In ihrem schwarzen Kleid fühlte sich Astrid wie ein Pechvogel, als sie durch den Kungsträdgården ging, wo Menschen in leichter, sommerlicher Kleidung Eis aßen oder in der Sonne auf Rollerblades herumfuhren. Ihr Beerdigungsgefühl machte die Sache nicht besser. Sie war die Dunkelheit im Licht.
Als Astrid auf die Hamngatan kam, bog sie nach links ab und ging zum Gallerian.

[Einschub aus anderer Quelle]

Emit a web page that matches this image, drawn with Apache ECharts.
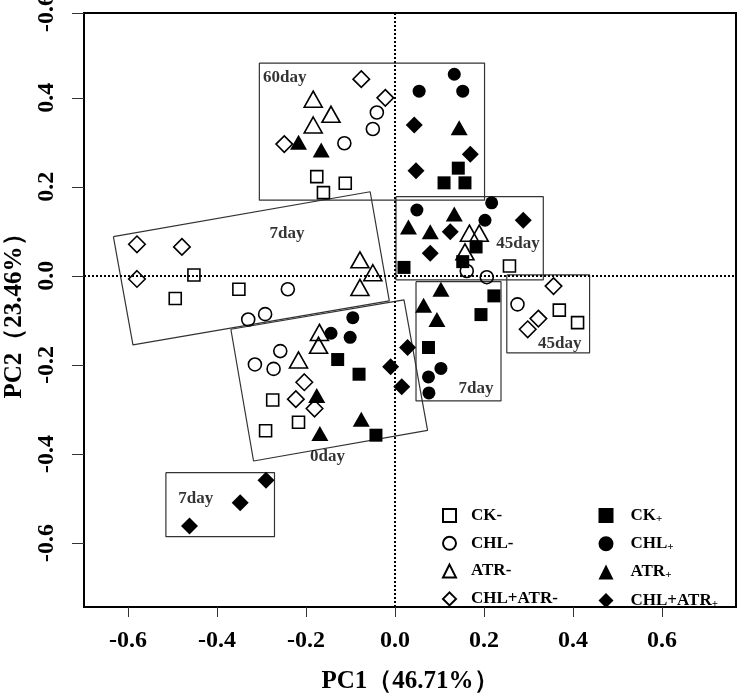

In dem überhaupt nicht atmungsaktiven Kleid lief ihr der Schweiß den Rücken hinab, und es war schön, in das klimatisierte Shoppingzentrum zu kommen, wo sie zielstrebig auf die Clas-Ohlson-Filiale zusteuerte. Dort würde sie finden, was sie suchte, schließlich bekam man dort alles, was man brauchte – und nicht brauchte.
In der Brillenabteilung entschied sie sich unter den Gestellen, die neunundachtzig Kronen kosteten, für das Modell, das den niedrigsten Dioptrienwert hatte und am teuersten aussah. Mit zwölf hatte sie es eine Weile mal mit Klauen versucht, aber weil es ihr irgendwann keinen Kick mehr verschaffte und sie kurz danach ihr Kindergeld bekam, hatte sie damit aufgehört.
Jetzt sah die Situation anders aus, und es wäre ein Leichtes gewesen, die Brille in ihren Ausschnitt rutschen zu lassen und zwischen ihren Brüsten zu verbergen. Aber sie fand, das war das Risiko nicht wert. Wenn alles lief wie geplant, wären ihre finanziellen Sorgen ohnehin bald Geschichte.
Astrid bezahlte die Brille und fand eine verborgene Ecke zwischen zwei Geschäften. Sie hob die Brille hoch über den Kopf und ließ sie auf den Steinboden fallen. Ein Glas zersprang. Sie wiederholte die Prozedur, bis auf dem anderen Glas ebenfalls Risse zu sehen waren, dann steckte sie die Brille in die Tasche, in der sich auch ihr Handy befand, verließ das Einkaufszentrum und überquerte die Straße.
Nur fünfzig Meter weiter lag der Haupteingang des Kaufhauses Nordiska Kompaniet. Astrid durchquerte das Erdgeschoss und nahm die Rolltreppe hinunter in die Markthalle des NK, oder auch den Gastronomie-Hub, wie NK es nannte. Dann ging sie auf die Jagd.
Sie schlenderte zwischen den Regalen und Theken umher, die mit Köstlichkeiten aus aller Welt vollgestopft waren, und zwar in einer Fülle, die jeden vernünftigen Menschen zum Würgen bringen konnte. In solchen Fällen war Astrid ein vernünftiger Mensch. Von kleinen Kekstüten für mehr als hundert Kronen und zweihundert verschiedenen Käsesorten aus der Manufaktur zu Mondpreisen wurde ihr leicht übel. Bedachte man die Lage der Welt, war die Abteilung geradezu ekelerregend.